Winston Burton

Winston Burton was one of a kind

By Roy Ockert Jr.

Sept. 27, 2012

About 15 or 20 years ago his colleagues at the Southwest Church of Christ, fearing that Winston Burton wasn’t going to live much longer, decided they should honor him with a “roast.” He had, in fact, suggested to them that he wouldn’t be around long.

So they did, and he loved every minute of it, which he always did when he was the center of attention.

But he kept on going and going, like the Energizer bunny, as Southwest’s preaching minister, Jimmy Adcox, described him. That was one of many delightful stories told about the church’s classic seniors minister at his funeral last week.

Winston Burton was 88 when he died on Wednesday, Sept. 19, and in those extra 15 or 20 years after his roast he managed to inspire and influence many more people who came to him for counseling, advice and-or friendship.

Normally, when a person lives that long, the funeral doesn’t draw a big crowd. After all, Winston outlived many of his friends and family members. However, the huge Southwest sanctuary was almost half full for the service, and many others came for the preceding 2-hour visitation.

That so many of those coming to honor him were less than half his age says a lot about how many lives he touched in nearly 70 years as a minister and counselor.

Adcox said that in recent years Winston suggested often that he wasn’t sure he was any help and that perhaps should be taken off the Southwest church payroll. But staff members knew better and begged him to stay on. “Just be who you are,” they’d say.

He also recalled Winston’s habit of coming in late for staff meeting, “just so all of us would know he was there,” and then waiting until the end of the meeting to pose an open-ended question that would keep everyone engaged longer.

“Even when he had heart and lung problems ..., he’d go to St. Bernards and visit patients,” he said. “It was hard to know how he could keep going.”

That’s the Winston Burton I knew, too, as a fellow member of the Kiwanis Club of Jonesboro, one of his many passions.

Although he had finally retired from the club a year or so earlier, I suggested that our program chairman, Philip Jones, when he was trying to come up with a program in connection with the local club’s 77th anniversary on Aug. 1, to call Winston. He had done the definitive club history, and I knew that he’d love to do it if he could.

Of course, he did, dragging his oxygen tank with him. As he began, he apologized in case his voice wasn’t as strong as usual (it was) or he had a coughing spell (he didn’t). For 25 or 30 minutes he regaled members young and old with stories about the club’s history, his own experiences and his fondness for Kiwanis. In between, as always, he bantered with members of the audience.

You could have closed your eyes and not known the speaker was a man near the end of a long, productive life. My only regret is that we didn’t record the program because we won’t be able to hear it again.

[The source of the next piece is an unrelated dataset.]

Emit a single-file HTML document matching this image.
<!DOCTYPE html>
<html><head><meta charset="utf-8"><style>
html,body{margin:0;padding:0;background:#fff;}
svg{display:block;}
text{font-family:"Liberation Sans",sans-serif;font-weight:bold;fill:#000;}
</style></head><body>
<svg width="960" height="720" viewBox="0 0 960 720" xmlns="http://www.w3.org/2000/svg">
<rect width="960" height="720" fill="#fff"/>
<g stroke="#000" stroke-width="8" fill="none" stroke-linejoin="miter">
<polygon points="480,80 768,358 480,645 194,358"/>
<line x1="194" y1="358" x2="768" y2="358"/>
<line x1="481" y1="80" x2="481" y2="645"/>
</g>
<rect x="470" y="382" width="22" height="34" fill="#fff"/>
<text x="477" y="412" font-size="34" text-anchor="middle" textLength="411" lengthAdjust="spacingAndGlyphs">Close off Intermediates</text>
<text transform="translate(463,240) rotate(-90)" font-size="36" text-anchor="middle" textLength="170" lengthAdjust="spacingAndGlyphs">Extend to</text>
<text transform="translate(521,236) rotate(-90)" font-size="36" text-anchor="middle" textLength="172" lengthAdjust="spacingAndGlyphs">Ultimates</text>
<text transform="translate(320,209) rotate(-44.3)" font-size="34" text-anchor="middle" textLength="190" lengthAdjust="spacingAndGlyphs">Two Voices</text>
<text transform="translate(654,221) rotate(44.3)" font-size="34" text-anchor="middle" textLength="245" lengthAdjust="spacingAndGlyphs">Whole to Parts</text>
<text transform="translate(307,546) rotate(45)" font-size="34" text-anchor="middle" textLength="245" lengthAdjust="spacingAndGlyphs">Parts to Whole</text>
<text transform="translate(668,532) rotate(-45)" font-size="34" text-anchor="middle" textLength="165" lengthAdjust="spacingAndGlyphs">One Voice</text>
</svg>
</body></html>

Winston was one of the men who made the local Kiwanis club a strong one. Until health failed him, he was always there and quick to volunteer for whatever was needed. He was the best person imaginable to take up money at the door for our annual Pancake Day fund-raiser.

He served as president in 1990-91 and on the board of directors several times, not only when he was an officer but afterward when someone left an unexpired term. He also took two turns as lieutenant governor of Division 16 in the Missouri-Arkansas District, the second one when he was about 80 years old and no younger members came forward to fill the need.

Although he was an outstanding leader, he also was quick to take on the work of a follower. He volunteered in the Friends of the Library bookshop until weeks before his death and stopped only because he was having trouble getting to and from the library.

Those who knew him will remember especially his mischievous smile and sparkling eyes. He dealt with the problems of those who came to him for counseling with good humor but also serious resolve, and he was an uncommonly good listener.

A voracious reader, he was also a vault of information, and he had an easy way of relating to people of all ages.

He planned his own funeral and chose this biblical passage for the back of the program:

“For I am already being poured out like a drink offering, and the time for my departure is near. I have fought the good fight, I have finished the race, I have kept the faith. Now there is in store for me the crown of righteousness, which the Lord, the righteous judge, will award to me on that day — and not only to me, but also to all who have longed for his appearing.